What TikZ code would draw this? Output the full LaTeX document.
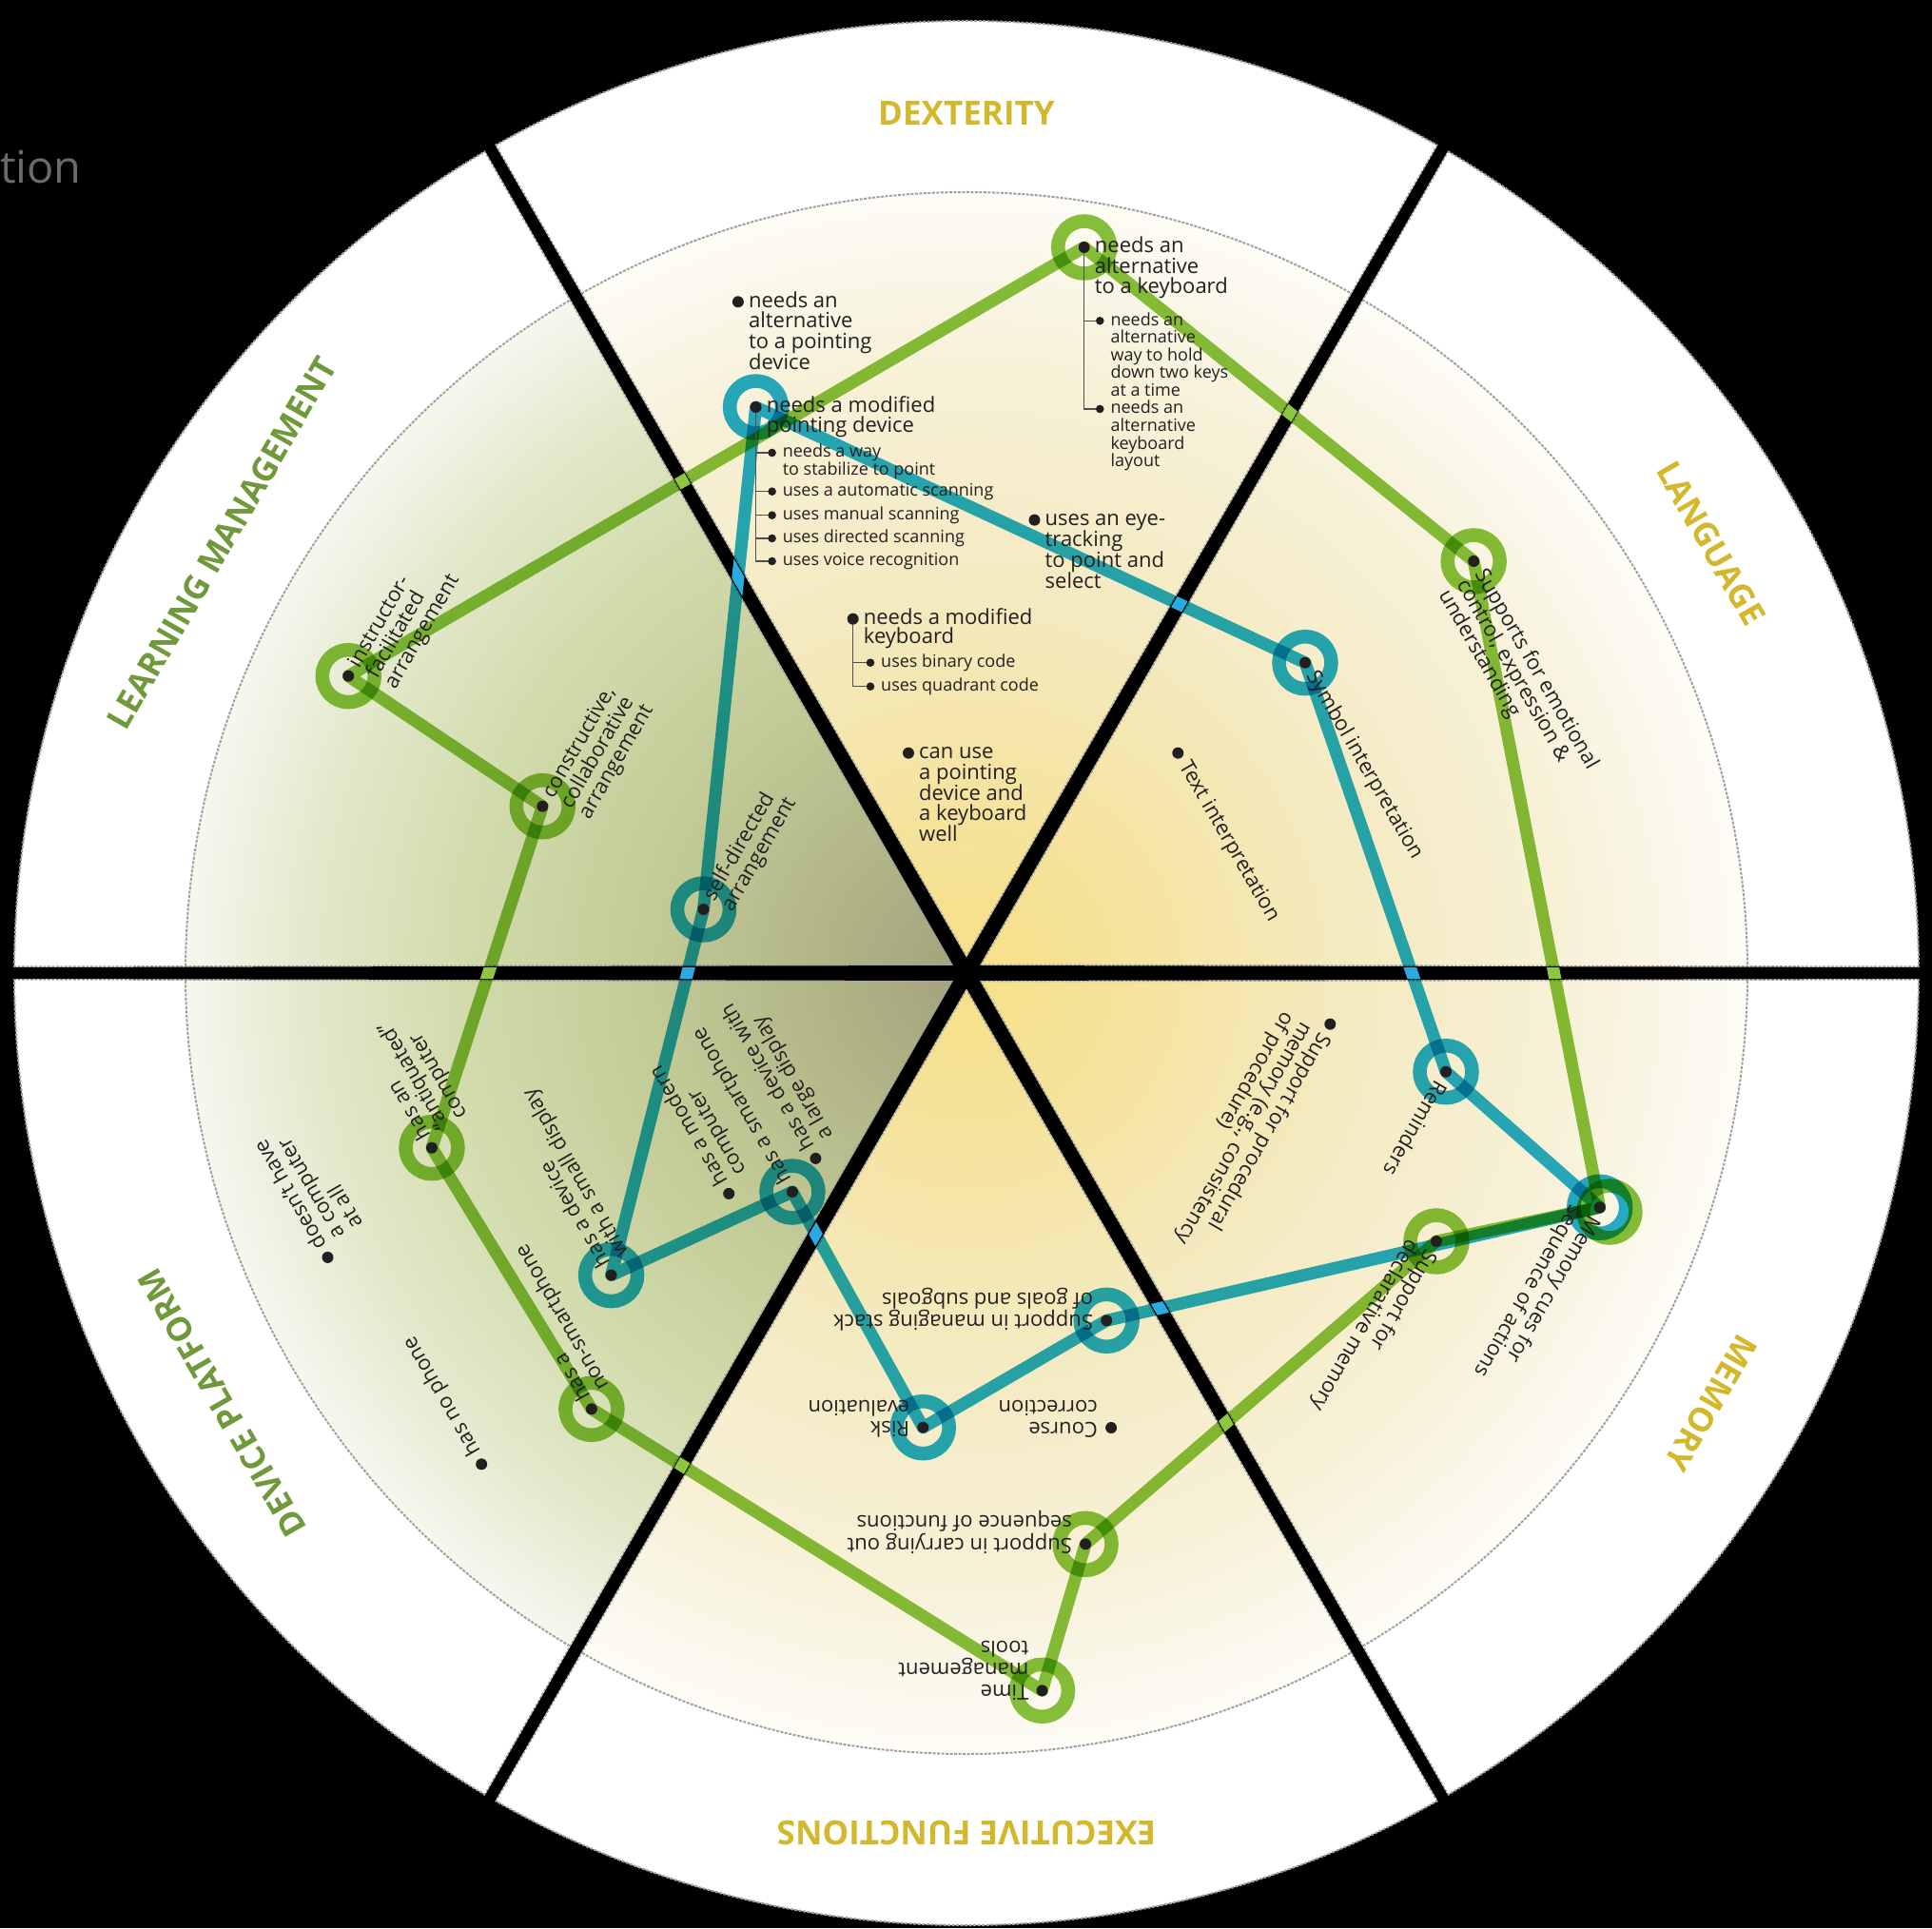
\documentclass[tikz,border=0pt]{standalone}
\usepackage{fontspec}
\setmainfont{Open Sans}
\usetikzlibrary{calc}
\definecolor{txtc}{HTML}{231F20}
\definecolor{gcol}{HTML}{87C23C}
\definecolor{bcol}{HTML}{28AFD7}
\definecolor{gx}{HTML}{8DC63F}
\definecolor{bx}{HTML}{29ABE2}
\definecolor{ylab}{HTML}{D3B82D}
\definecolor{glab}{HTML}{6F993A}
\definecolor{sepg}{HTML}{A0A0A0}
\definecolor{treec}{HTML}{505050}
\definecolor{titc}{HTML}{6B6B6B}
\definecolor{ya}{HTML}{F7E088}
\definecolor{yb}{HTML}{F5E39E}
\definecolor{yc}{HTML}{F4EAC0}
\definecolor{yd}{HTML}{F7F1D8}
\definecolor{ye}{HTML}{FDFCF6}
\definecolor{ga}{HTML}{A3A27B}
\definecolor{gb}{HTML}{B1B487}
\definecolor{gc}{HTML}{C3CC97}
\definecolor{gd}{HTML}{D2DBAC}
\definecolor{ge}{HTML}{E4E9CD}
\definecolor{gf}{HTML}{F6F7EE}
\pgfdeclareradialshading{yshade}{\pgfpoint{0bp}{0bp}}{color(0bp)=(ya); color(5.5bp)=(yb); color(12bp)=(yc); color(19.5bp)=(yd); color(25bp)=(ye); color(50bp)=(ye)}
\pgfdeclareradialshading{gshade}{\pgfpoint{0bp}{0bp}}{color(0bp)=(ga); color(4.5bp)=(gb); color(10.5bp)=(gc); color(16.25bp)=(gd); color(21.25bp)=(ge); color(25bp)=(gf); color(50bp)=(gf)}
\newcommand\stk[2]{\vtop{\baselineskip=#1pt\lineskiplimit=-1000pt\lineskip=0pt\relax #2}}
\begin{document}
\begin{tikzpicture}[x=1pt,y=1pt,
  txt/.style={inner sep=0pt, anchor=base west, text=txtc, font=\fontsize{22}{22}\selectfont},
  subt/.style={inner sep=0pt, anchor=base west, text=txtc, font=\fontsize{18}{18}\selectfont},
  sect/.style={inner sep=0pt, anchor=center, font=\fontsize{35}{35}\selectfont\bfseries},
  gpath/.style={draw=gcol, line width=13, line join=round},
  bpath/.style={draw=bcol, line width=13, line join=round},
  gring/.style={draw=gcol, line width=14.5},
  bring/.style={draw=bcol, line width=14.5},
  tree/.style={draw=treec, line width=1.2},
  rim/.style={draw=sepg, line width=2, dash pattern=on 3pt off 1.5pt}]
\fill[black] (-1016,-1004) rectangle (1015,1023);
\useasboundingbox (-1016,-1004) rectangle (1015,1023);
\node[inner sep=0pt, anchor=base east, text=titc, font=\fontsize{47}{47}\selectfont] (title) at (-930,830) {tion};
% discs
\fill[white] (0,0) circle (1001);
\shade[shading=yshade] (0,0) circle (821);
\begin{scope}
\clip (0,0) -- (120:830) arc[start angle=120, end angle=240, radius=830] -- cycle;
\shade[shading=gshade] (0,0) circle (821);
\end{scope}
\draw[rim] (0,0) circle (821);
\draw[rim] (0,0) circle (1001);
% separators (slightly tapered)
\foreach \a in {0,60,...,300}{
  \draw[draw=sepg, line width=3, dash pattern=on 3pt off 1.5pt] (\a+90:8) -- ($(\a:1002)+(\a+90:6)$) (\a-90:8) -- ($(\a:1002)+(\a-90:6)$);
}
\foreach \a in {0,60,...,300}{
  \fill[black] (\a+90:8) -- ($(\a:1003)+(\a+90:6)$) -- ($(\a:1003)+(\a-90:6)$) -- (\a-90:8) -- cycle;
}
\fill[black] (0,0) circle (9);
% sector labels
\node[sect, text=ylab, rotate=0] (lDex) at (90:904) {DEXTERITY};
\node[sect, text=ylab, rotate=-60] (lLang) at (30:904) {LANGUAGE};
\node[sect, text=ylab, rotate=240] (lMem) at (-30:904) {MEMORY};
\node[sect, text=ylab, rotate=180] (lExe) at (-90:904) {EXECUTIVE FUNCTIONS};
\node[sect, text=glab, rotate=120] (lDev) at (210:904) {DEVICE PLATFORM};
\node[sect, text=glab, rotate=60] (lLrn) at (150:904) {LEARNING MANAGEMENT};
% item positions
\coordinate (A) at (-240.1,705.7);
\coordinate (B) at (-221.4,595);
\coordinate (C) at (123.7,763);
\coordinate (D) at (71.5,476.3);
\coordinate (E) at (-119.3,372.3);
\coordinate (F) at (-61,231.3);
\coordinate (G) at (222.3,231.3);
\coordinate (H) at (356,326.3);
\coordinate (I) at (533.2,433);
\coordinate (J) at (382.3,-53.7);
\coordinate (K) at (504,-103.7);
\coordinate (L) at (665.7,-246.3);
\coordinate (Lg) at (676,-251);
\coordinate (M) at (494,-282);
\coordinate (N) at (147.2,-365.3);
\coordinate (O) at (-45.7,-477.7);
\coordinate (P) at (152.1,-478);
\coordinate (Q) at (125.1,-600.3);
\coordinate (R) at (79.5,-754.3);
\coordinate (S) at (-394.1,-458.3);
\coordinate (T) at (-509.8,-516.3);
\coordinate (U) at (-671.5,-298.9);
\coordinate (V) at (-562,-183.7);
\coordinate (W) at (-373.4,-317.6);
\coordinate (X) at (-249.8,-231.9);
\coordinate (Ya) at (-183,-230);
\coordinate (Yb) at (-158.6,-194.9);
\coordinate (Za) at (-649.7,312.3);
\coordinate (Zb) at (-445.7,175.3);
\coordinate (Zc) at (-276.5,67);
\coordinate (b1) at (-204.4,547);
\coordinate (b2) at (-204.4,506.3);
\coordinate (b3) at (-204.4,481.3);
\coordinate (b4) at (-204.4,457);
\coordinate (b5) at (-204.4,433);
\coordinate (c1) at (140.3,685.7);
\coordinate (c2) at (140.3,593);
\coordinate (e1) at (-101,326.3);
\coordinate (e2) at (-101,301.3);
% profile paths and rings
\begin{scope}[blend mode=multiply]
\draw[gpath] (Za) -- (C) -- (I) -- (L) -- (M) -- (Q) -- (R) -- (S) -- (V) -- (Zb) -- cycle;
\draw[bpath] (B) -- (H) -- (K) -- (L) -- (N) -- (O) -- (Ya) -- (W) -- (Zc) -- cycle;
\foreach \p in {C,I,M,Q,R,S,V,Za,Zb,Lg} \draw[gring] (\p) circle (27.5);
\foreach \p in {B,H,K,L,N,O,Ya,W,Zc} \draw[bring] (\p) circle (27.5);
\end{scope}
\begin{scope}
\clip (-1010,-6) rectangle (1010,6)
  ($(60:1010)+(150:6)$) -- ($(240:1010)+(150:6)$) -- ($(240:1010)+(-30:6)$) -- ($(60:1010)+(-30:6)$) -- cycle
  ($(120:1010)+(210:6)$) -- ($(300:1010)+(210:6)$) -- ($(300:1010)+(30:6)$) -- ($(120:1010)+(30:6)$) -- cycle;
\draw[gpath, draw=gx] (Za) -- (C) -- (I) -- (L) -- (M) -- (Q) -- (R) -- (S) -- (V) -- (Zb) -- cycle;
\draw[bpath, draw=bx] (B) -- (H) -- (K) -- (L) -- (N) -- (O) -- (Ya) -- (W) -- (Zc) -- cycle;
\end{scope}
% trees
\draw[tree] (B) |- (b5) (B|-b1) -- (b1) (B|-b2) -- (b2) (B|-b3) -- (b3) (B|-b4) -- (b4);
\draw[tree] (C) |- (c2) (C|-c1) -- (c1);
\draw[tree] (E) |- (e2) (E|-e1) -- (e1);
% dots
\foreach \p in {A,B,C,D,E,F,G,H,I,J,K,L,M,N,O,P,Q,R,S,T,U,V,W,X,Ya,Yb,Za,Zb,Zc} \fill[txtc] (\p) circle (6);
\foreach \p in {b1,b2,b3,b4,b5,c1,c2,e1,e2} \fill[txtc] (\p) circle (4.3);
% DEXTERITY texts
\node[txt] (tA) at ($(A)+(11,-6)$) {\stk{21.7}{\hbox{needs an}\hbox{alternative}\hbox{to a pointing}\hbox{device}}};
\node[txt] (tB) at ($(B)+(11,-6)$) {\stk{20.3}{\hbox{needs a modified}\hbox{pointing device}}};
\node[subt] (tb1) at ($(b1)+(11,-5)$) {\stk{19}{\hbox{needs a way}\hbox{to stabilize to point}}};
\node[subt] (tb2) at ($(b2)+(11,-5)$) {uses a automatic scanning};
\node[subt] (tb3) at ($(b3)+(11,-5)$) {uses manual scanning};
\node[subt] (tb4) at ($(b4)+(11,-5)$) {uses directed scanning};
\node[subt] (tb5) at ($(b5)+(11,-5)$) {uses voice recognition};
\node[txt] (tC) at ($(C)+(11,-6)$) {\stk{21.2}{\hbox{needs an}\hbox{alternative}\hbox{to a keyboard}}};
\node[subt] (tc1) at ($(c1)+(11,-5)$) {\stk{18.5}{\hbox{needs an}\hbox{alternative}\hbox{way to hold}\hbox{down two keys}\hbox{at a time}}};
\node[subt] (tc2) at ($(c2)+(11,-5)$) {\stk{18.6}{\hbox{needs an}\hbox{alternative}\hbox{keyboard}\hbox{layout}}};
\node[txt] (tD) at ($(D)+(11,-6)$) {\stk{22}{\hbox{uses an eye-}\hbox{tracking}\hbox{to point and}\hbox{select}}};
\node[txt] (tE) at ($(E)+(11,-6)$) {\stk{20}{\hbox{needs a modified}\hbox{keyboard}}};
\node[subt] (te1) at ($(e1)+(11,-5)$) {uses binary code};
\node[subt] (te2) at ($(e2)+(11,-5)$) {uses quadrant code};
\node[txt] (tF) at ($(F)+(11,-6)$) {\stk{21.7}{\hbox{can use}\hbox{a pointing}\hbox{device and}\hbox{a keyboard}\hbox{well}}};
% LANGUAGE texts
\node[txt, rotate=-60] (tG) at ($(G)+(-60:12)+(-150:6)$) {Text interpretation};
\node[txt, rotate=-60] (tH) at ($(H)+(-60:12)+(-150:6)$) {Symbol interpretation};
\node[txt, rotate=-60] (tI) at ($(I)+(-60:12)+(-150:6)$) {\stk{22}{\hbox{Supports for emotional}\hbox{control, expression \&}\hbox{understanding}}};
% MEMORY texts
\node[txt, rotate=240] (tJ) at ($(J)+(240:12)+(150:6)$) {\stk{22}{\hbox{Support for procedural}\hbox{memory (e.g., consistency}\hbox{of procedure)}}};
\node[txt, rotate=240] (tK) at ($(K)+(240:12)+(150:6)$) {Reminders};
\node[txt, rotate=240] (tL) at ($(L)+(240:12)+(150:6)$) {\stk{22}{\hbox{Memory cues for}\hbox{sequence of actions}}};
\node[txt, rotate=240] (tM) at ($(M)+(240:12)+(150:6)$) {\stk{22}{\hbox{Support for}\hbox{declarative memory}}};
% EXECUTIVE FUNCTIONS texts
\node[txt, rotate=180] (tN) at ($(N)+(180:14)+(90:6)$) {\stk{23}{\hbox{Support in managing stack}\hbox{of goals and subgoals}}};
\node[txt, rotate=180] (tO) at ($(O)+(180:14)+(90:6)$) {\stk{22.5}{\hbox{Risk}\hbox{evaluation}}};
\node[txt, rotate=180] (tP) at ($(P)+(180:14)+(90:6)$) {\stk{22.5}{\hbox{Course}\hbox{correction}}};
\node[txt, rotate=180] (tQ) at ($(Q)+(180:14)+(90:6)$) {\stk{24}{\hbox{Support in carrying out}\hbox{sequence of functions}}};
\node[txt, rotate=180] (tR) at ($(R)+(180:14)+(90:6)$) {\stk{23}{\hbox{Time}\hbox{management}\hbox{tools}}};
% DEVICE PLATFORM texts
\node[txt, rotate=120] (tS) at ($(S)+(120:12)+(30:6)$) {\stk{22}{\hbox{has a}\hbox{non-smartphone}}};
\node[txt, rotate=120] (tT) at ($(T)+(120:12)+(30:6)$) {has no phone};
\node[txt, rotate=120] (tU) at ($(U)+(120:12)+(30:6)$) {\stk{22}{\hbox{doesn’t have}\hbox{a computer}\hbox{at all}}};
\node[txt, rotate=120] (tV) at ($(V)+(120:12)+(30:6)$) {\stk{22}{\hbox{has an}\hbox{“antiquated”}\hbox{computer}}};
\node[txt, rotate=120] (tW) at ($(W)+(120:12)+(30:6)$) {\stk{22}{\hbox{has a device}\hbox{with a small display}}};
\node[txt, rotate=120] (tX) at ($(X)+(120:12)+(30:6)$) {\stk{22}{\hbox{has a modern}\hbox{computer}}};
\node[txt, rotate=120] (tYa) at ($(Ya)+(120:12)+(30:6)$) {has a smartphone};
\node[txt, rotate=120] (tYb) at ($(Yb)+(120:12)+(30:6)$) {\stk{22}{\hbox{has a device with}\hbox{a large display}}};
% LEARNING MANAGEMENT texts
\node[txt, rotate=60] (tZa) at ($(Za)+(60:12)+(-30:6)$) {\stk{22}{\hbox{instructor-}\hbox{facilitated}\hbox{arrangement}}};
\node[txt, rotate=60] (tZb) at ($(Zb)+(60:12)+(-30:6)$) {\stk{22}{\hbox{constructive,}\hbox{collaborative}\hbox{arrangement}}};
\node[txt, rotate=60] (tZc) at ($(Zc)+(60:12)+(-30:6)$) {\stk{22}{\hbox{self-directed}\hbox{arrangement}}};
\end{tikzpicture}
\end{document}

⁂

● Objective: Find and count the lines of the data that include the string "code", and report that figure by itself.

● Result of the task: 3